GOAL: Restate the whole listing exactly.

Collected data:
"""

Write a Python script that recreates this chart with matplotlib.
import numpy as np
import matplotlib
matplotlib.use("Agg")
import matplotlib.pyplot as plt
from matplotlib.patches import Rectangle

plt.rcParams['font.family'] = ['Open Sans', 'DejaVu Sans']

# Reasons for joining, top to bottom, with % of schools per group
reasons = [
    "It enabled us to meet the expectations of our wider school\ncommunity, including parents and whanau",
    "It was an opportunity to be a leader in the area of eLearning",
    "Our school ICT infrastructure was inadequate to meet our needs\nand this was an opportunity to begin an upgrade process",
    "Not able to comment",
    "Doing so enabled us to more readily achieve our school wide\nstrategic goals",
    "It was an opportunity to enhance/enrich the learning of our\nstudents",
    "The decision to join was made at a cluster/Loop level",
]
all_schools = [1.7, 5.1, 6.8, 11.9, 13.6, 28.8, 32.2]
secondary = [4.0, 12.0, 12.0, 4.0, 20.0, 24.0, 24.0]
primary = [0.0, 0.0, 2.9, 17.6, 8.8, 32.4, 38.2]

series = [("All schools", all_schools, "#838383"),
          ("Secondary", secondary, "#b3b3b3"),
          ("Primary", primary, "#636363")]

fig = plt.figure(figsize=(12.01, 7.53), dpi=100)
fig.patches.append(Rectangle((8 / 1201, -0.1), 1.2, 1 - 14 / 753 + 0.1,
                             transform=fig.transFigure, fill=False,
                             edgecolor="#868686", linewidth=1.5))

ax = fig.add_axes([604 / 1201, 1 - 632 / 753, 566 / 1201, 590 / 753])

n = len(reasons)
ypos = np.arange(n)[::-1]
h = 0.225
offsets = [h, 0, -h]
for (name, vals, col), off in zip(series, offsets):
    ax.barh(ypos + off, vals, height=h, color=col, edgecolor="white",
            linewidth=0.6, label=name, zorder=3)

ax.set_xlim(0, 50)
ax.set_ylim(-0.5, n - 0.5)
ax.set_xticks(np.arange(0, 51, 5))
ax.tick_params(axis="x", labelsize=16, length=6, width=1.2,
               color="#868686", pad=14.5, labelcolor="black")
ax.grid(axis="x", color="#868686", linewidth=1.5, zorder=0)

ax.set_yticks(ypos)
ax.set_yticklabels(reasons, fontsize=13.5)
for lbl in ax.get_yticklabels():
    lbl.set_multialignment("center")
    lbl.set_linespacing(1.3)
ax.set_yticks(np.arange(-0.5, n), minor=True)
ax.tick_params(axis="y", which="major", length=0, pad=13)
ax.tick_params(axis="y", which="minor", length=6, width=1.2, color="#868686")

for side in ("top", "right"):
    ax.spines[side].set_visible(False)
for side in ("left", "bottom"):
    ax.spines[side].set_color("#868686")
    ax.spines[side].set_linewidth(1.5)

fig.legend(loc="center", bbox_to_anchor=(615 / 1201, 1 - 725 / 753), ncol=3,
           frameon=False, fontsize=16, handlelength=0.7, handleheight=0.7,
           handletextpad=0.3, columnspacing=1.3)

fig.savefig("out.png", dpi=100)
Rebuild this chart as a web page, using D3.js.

"""

RESPONSE TO THIS TASK:
Write a Python script that recreates this chart with matplotlib.
import numpy as np
import matplotlib
matplotlib.use("Agg")
import matplotlib.pyplot as plt
from matplotlib.patches import Rectangle

plt.rcParams['font.family'] = ['Open Sans', 'DejaVu Sans']

# Reasons for joining, top to bottom, with % of schools per group
reasons = [
    "It enabled us to meet the expectations of our wider school\ncommunity, including parents and whanau",
    "It was an opportunity to be a leader in the area of eLearning",
    "Our school ICT infrastructure was inadequate to meet our needs\nand this was an opportunity to begin an upgrade process",
    "Not able to comment",
    "Doing so enabled us to more readily achieve our school wide\nstrategic goals",
    "It was an opportunity to enhance/enrich the learning of our\nstudents",
    "The decision to join was made at a cluster/Loop level",
]
all_schools = [1.7, 5.1, 6.8, 11.9, 13.6, 28.8, 32.2]
secondary = [4.0, 12.0, 12.0, 4.0, 20.0, 24.0, 24.0]
primary = [0.0, 0.0, 2.9, 17.6, 8.8, 32.4, 38.2]

series = [("All schools", all_schools, "#838383"),
          ("Secondary", secondary, "#b3b3b3"),
          ("Primary", primary, "#636363")]

fig = plt.figure(figsize=(12.01, 7.53), dpi=100)
fig.patches.append(Rectangle((8 / 1201, -0.1), 1.2, 1 - 14 / 753 + 0.1,
                             transform=fig.transFigure, fill=False,
                             edgecolor="#868686", linewidth=1.5))

ax = fig.add_axes([604 / 1201, 1 - 632 / 753, 566 / 1201, 590 / 753])

n = len(reasons)
ypos = np.arange(n)[::-1]
h = 0.225
offsets = [h, 0, -h]
for (name, vals, col), off in zip(series, offsets):
    ax.barh(ypos + off, vals, height=h, color=col, edgecolor="white",
            linewidth=0.6, label=name, zorder=3)

ax.set_xlim(0, 50)
ax.set_ylim(-0.5, n - 0.5)
ax.set_xticks(np.arange(0, 51, 5))
ax.tick_params(axis="x", labelsize=16, length=6, width=1.2,
               color="#868686", pad=14.5, labelcolor="black")
ax.grid(axis="x", color="#868686", linewidth=1.5, zorder=0)

ax.set_yticks(ypos)
ax.set_yticklabels(reasons, fontsize=13.5)
for lbl in ax.get_yticklabels():
    lbl.set_multialignment("center")
    lbl.set_linespacing(1.3)
ax.set_yticks(np.arange(-0.5, n), minor=True)
ax.tick_params(axis="y", which="major", length=0, pad=13)
ax.tick_params(axis="y", which="minor", length=6, width=1.2, color="#868686")

for side in ("top", "right"):
    ax.spines[side].set_visible(False)
for side in ("left", "bottom"):
    ax.spines[side].set_color("#868686")
    ax.spines[side].set_linewidth(1.5)

fig.legend(loc="center", bbox_to_anchor=(615 / 1201, 1 - 725 / 753), ncol=3,
           frameon=False, fontsize=16, handlelength=0.7, handleheight=0.7,
           handletextpad=0.3, columnspacing=1.3)

fig.savefig("out.png", dpi=100)
Rebuild this chart as a web page, using D3.js.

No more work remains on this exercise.